Commentary by Stephen Macaulay
Cantor Fitzgerald is a financial services firm that you’re likely not to ever have anything to do with, unless you are a high-net-worth individual (if you are, and given that you are reading this, why don’t you make a donation to The Hustings to keep this thing going?).
Mainly, Cantor Fitzgerald deals with things like institutional equity and investment banking services.
Howard Lutnick joined Cantor Fitzgerald in 1983 and for the better part of his career there, which ended this past February when he was named Commerce Secretary, Lutnick was the firm’s CEO. The firm is privately held, evidently with more than a small amount of ownership in the Lutnick portfolio, because when he left the firm he appointed one of his sons chairman and another executive vice chairman.
The point is, with the exception of an extremely short term as a broker in a firm dealing with currency exchange, Lutnick has onlyworked at Cantor Fitzgerald.
This isolation from what the rest of us generally do by working at Main Street firms, not the bank at the corner of the street, undoubtedly led to his comment in March, during the height of DOGE-mania, related to fraud and Social Security:
“If you stop payments and listen for complaints, you’ll find the fraudsters.
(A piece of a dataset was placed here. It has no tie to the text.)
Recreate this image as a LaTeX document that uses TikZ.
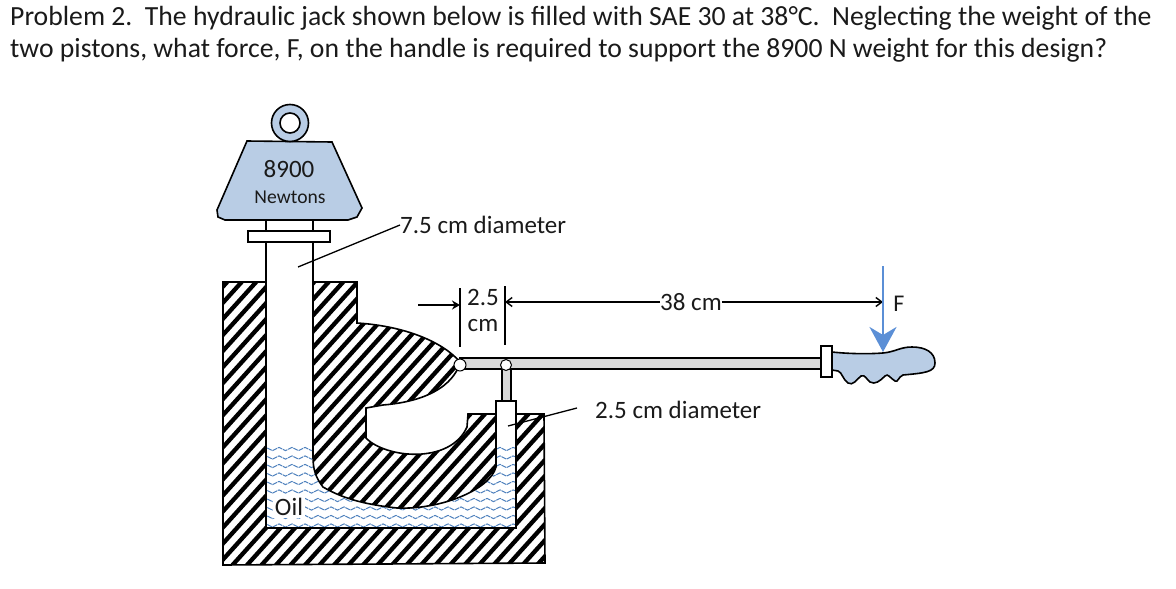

My mother-in-law would call me and say, ‘Howard, I didn’t get my check!’ And I’d say, ‘Exactly. That’s how we find them.’”
Lutnick is a billionaire. Odds are he could Venmo his mother-in-law some digits to tide her over until the government check came in.
(A digression: Remember when Elon Musk was claiming there would be $2 trillion in annual savings and then $1 trillion from DOGE rooting out waste, fraud and abuse? It is estimated that it has “saved” about $180 billion, which is a long way from a trillion, and much of this “savings” took the form of doing things like cancelling contracts and selling assets, to say nothing of terminating people—and just showing that the whole “take a chainsaw to it” mindset wasn’t merely a stunt but an actual approach, there were the firing and rehiring of people that did things like address the bird flu outbreak or man the Veterans Crisis Hotline.)
On Friday President Trump signed an executive order that requires a $100,000 annual fee for H-1B visa applications. Those visas are typically filed by tech firms who are looking for foreign specialists. Individuals don’t simply apply for an H-1B. Firms sponsor the applicants. There is an annual limit of 85,000 visas granted per year.
So now if Apple or Meta or Oracle wants to hire some particular people, then they are going to have to pony up some additional cash.
In his peculiar logic, Trump said, “We need workers. We need great workers, and this pretty much ensures that that’s what’s going to happen.”
Presumably that’s what’s been happening, otherwise there wouldn’t be firms filing for H-1B visas.
Which brings us to Howard Lutnick.
According to Politico, Lutnick said when the president signed the order:
“The whole idea is no more with these big tech companies or other big companies training foreign workers. They have to pay the government $100,000, and then they have to pay the employee.”
He added:
“If you’re going to train somebody, you’re going to train one of the recent graduates from one of the great universities across our land. Train Americans, stop bringing in people that take our jobs.”
So let’s see. A tech company identifies a really smart person who is in another country and works with that person to try to get an H-1B. But now that is going to cost $100,000.
How does that benefit corporations? Isn’t it penalizing them?
Oh, but the issue is that the person is a foreigner and that foreigner might leave the company and take with her the training received that the company—not the government — paid for (and what’s more, that person has been paying taxes throughout that period). Shouldn’t a corporation decide whether this is worth the risk without the government putting its thumb on the scale?
And the “one of the great universities across our land” is rich, as thanks to the Administration over $7 billion in science grants have been eliminated.
“Stop brining in people that take our jobs.” The visa-holders aren’t taking anyone’s job: they are being offered the job by a firm. Again, the government should not be involved in staffing decisions.
It also needs to be noted that the visa is initially good for three years and can be extended to no more than six years, so presumably if there are qualified American job seekers at the end of that period, the job may become theirs.
Tariffs and steel and aluminum are hobbling U.S. durable goods manufacturers.
Now the visa fee is providing unnecessary complexity to the tech sector. Yes, they can afford it — $100,000 is like the pocket change found in the cushions of Howard Lutnick’s couch — but shouldn’t the government be doing everything it can to facilitate the advance of our tech firms?